Find and manage assets

It’s a good idea for executors to keep an inventory of all assets to stay organized during estate administration. Some assets, like a government bond or life insurance policy, may require a bit of searching. All of the decedent's assets must be managed and protected, which means family members and beneficiaries can't take any belongings — even the smallest of items and if they're absolutely sure they're entitled to them — until the probate process is complete, and that could take some time.

The executor also needs to take care of larger assets and estate property as well. This could mean making sure that the deceased person's vehicle is not towed, mortgages are paid, and any rental property maintained and the rental income collected. Court approval may be required if the executor needs to sell real estate.

Pay debts and taxes

All debts to creditors must be settled or paid with estate funds, and executors can dispute outstanding bills when necessary. Beneficiaries aren't responsible for any outstanding debt (unless they cosigned a loan with the decedent) — but if the estate was insolvent, then a beneficiaries’ inheritance may be depleted or decreased as a result.

Learn more about what happens to debt when someone dies.

The executor may also need to file an income tax return for the decedent up until their time of death and pay any unpaid taxes.

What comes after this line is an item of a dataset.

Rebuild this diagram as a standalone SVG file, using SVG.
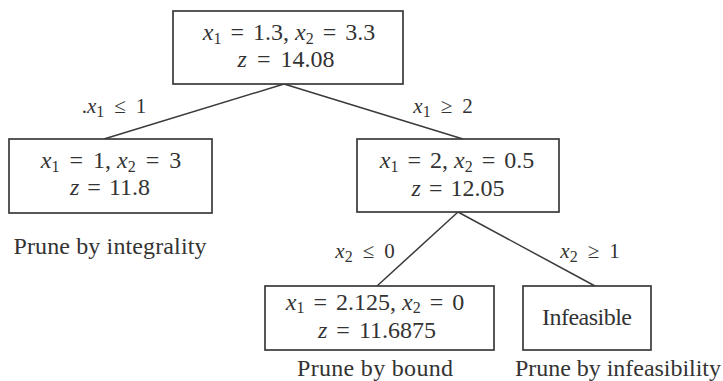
<svg xmlns="http://www.w3.org/2000/svg" width="723" height="381" viewBox="0 0 723 381">
<style>
.m{font-family:"Liberation Serif","DejaVu Serif",serif;font-size:24px;fill:#333;text-anchor:middle}
.v{font-style:italic}
.s{font-size:16px}
.lbl{font-size:21px}
.pr{font-size:24px}
.box{fill:#fff;stroke:#3a3a3a;stroke-width:1.7}
.edge{stroke:#3a3a3a;stroke-width:1.5;fill:none}
</style>
<rect width="723" height="381" fill="#fff"/>
<g id="connectors">
<line class="edge" x1="284" y1="84" x2="104" y2="139"/>
<line class="edge" x1="284" y1="84" x2="463" y2="139"/>
<line class="edge" x1="458" y1="212" x2="377" y2="286"/>
<line class="edge" x1="458" y1="212" x2="595" y2="286"/>
<text class="m lbl" x="114" y="113">.<tspan class="v">x</tspan><tspan class="s" dy="4">1</tspan><tspan dy="-4" dx="10">≤</tspan><tspan dx="10">1</tspan></text>
<text class="m lbl" x="443" y="113"><tspan class="v">x</tspan><tspan class="s" dy="4">1</tspan><tspan dy="-4" dx="10">≥</tspan><tspan dx="10">2</tspan></text>
<text class="m lbl" x="365" y="258"><tspan class="v">x</tspan><tspan class="s" dy="4">2</tspan><tspan dy="-4" dx="10">≤</tspan><tspan dx="10">0</tspan></text>
<text class="m lbl" x="590" y="258"><tspan class="v">x</tspan><tspan class="s" dy="4">2</tspan><tspan dy="-4" dx="10">≥</tspan><tspan dx="10">1</tspan></text>
</g>
<g id="root">
<rect class="box" x="173" y="11" width="230" height="73"/>
<text class="m" x="289" y="40"><tspan class="v">x</tspan><tspan class="s" dy="4">1</tspan><tspan dy="-4" dx="9">=</tspan><tspan dx="9">1.3,</tspan><tspan class="v" dx="6">x</tspan><tspan class="s" dy="4">2</tspan><tspan dy="-4" dx="9">=</tspan><tspan dx="9">3.3</tspan></text>
<text class="m" x="286" y="67"><tspan class="v">z</tspan><tspan dx="10">=</tspan><tspan dx="10">14.08</tspan></text>
</g>
<g id="left">
<rect class="box" x="9" y="139" width="203" height="74"/>
<text class="m" x="111" y="168"><tspan class="v">x</tspan><tspan class="s" dy="4">1</tspan><tspan dy="-4" dx="10">=</tspan><tspan dx="10">1,</tspan><tspan class="v" dx="6">x</tspan><tspan class="s" dy="4">2</tspan><tspan dy="-4" dx="10">=</tspan><tspan dx="10">3</tspan></text>
<text class="m" x="110" y="195"><tspan class="v">z</tspan><tspan dx="8">=</tspan><tspan dx="8">11.8</tspan></text>
<text class="m pr" x="110" y="254" textLength="193" lengthAdjust="spacing">Prune by integrality</text>
</g>
<g id="right">
<rect class="box" x="357" y="139" width="202" height="73"/>
<text class="m" x="457" y="168"><tspan class="v">x</tspan><tspan class="s" dy="4">1</tspan><tspan dy="-4" dx="9">=</tspan><tspan dx="9">2,</tspan><tspan class="v" dx="6">x</tspan><tspan class="s" dy="4">2</tspan><tspan dy="-4" dx="9">=</tspan><tspan dx="9">0.5</tspan></text>
<text class="m" x="458" y="196"><tspan class="v">z</tspan><tspan dx="8">=</tspan><tspan dx="8">12.05</tspan></text>
</g>
<g id="bound">
<rect class="box" x="265" y="286" width="229" height="64"/>
<text class="m" x="375" y="310"><tspan class="v">x</tspan><tspan class="s" dy="3">1</tspan><tspan dy="-3" dx="9">=</tspan><tspan dx="9">2.125,</tspan><tspan class="v" dx="6">x</tspan><tspan class="s" dy="3">2</tspan><tspan dy="-3" dx="9">=</tspan><tspan dx="9">0</tspan></text>
<text class="m" x="377" y="338"><tspan class="v">z</tspan><tspan dx="9">=</tspan><tspan dx="9">11.6875</tspan></text>
<text class="m pr" x="375" y="376" textLength="156" lengthAdjust="spacing">Prune by bound</text>
</g>
<g id="infeasible">
<rect class="box" x="523" y="286" width="128" height="64"/>
<text class="m" x="587" y="325" textLength="90" lengthAdjust="spacing">Infeasible</text>
<text class="m pr" x="618" y="376" textLength="206" lengthAdjust="spacing">Prune by infeasibility</text>
</g>
</svg>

In certain circumstances, they may also have to prepare an estate tax return (Form 1041) if the estate earned over a certain amount of income. 

Especially large estates may incur a federal estate tax, which the executor will be responsible for taking care of as well. 

Distribute assets to beneficiaries

Only after all debts and taxes have been paid should you begin to distribute the property, since executors can be held personally liable for any insufficient assets. Some states might even require court approval before assets are released, and it can be a good idea to get a receipt or written signatures of beneficiaries as written proof that they have received their inheritance and the bequest has been fulfilled.

Can the executor benefit from a will?

The executor cannot change a will or steal from the estate. It is the executor’s legal duty to follow the terms of the will, and if they don’t the beneficiaries can take legal action to have the executor removed and file a petition against what they believe to be improper conduct. 

Learn about what an executor cannot do.

Is the executor paid?

It’s standard procedure for the executor to be paid for their duties administering the estate. The deceased person usually dictates a fee in the will, but if they forgot, then state law will decide how much the executor gets.

When the executor is also a beneficiary (which is often the case as we mentioned), they may choose to waive payment. If you're the executor, you can get paid as soon as debts are settled and before assets are distributed — but some states might require you get court approval first, or wait until probate has ended after closing estate administration to receive compensation.

Learn more about executor fees.

Can an executor get help?

Executors can consult with professionals, like lawyers and financial advisors, during the course of estate administration. In fact, it’s usually within the scope of their duties. For example, executors may need to consult with a financial advisor when dealing with investments or hire an appraiser to assess any property values. Executors can also get legal advice from an estate planning attorney when interpreting the will, or a probate lawyer if they need to appear in court when there is a dispute. Executors can pay for these expenses with estate funds.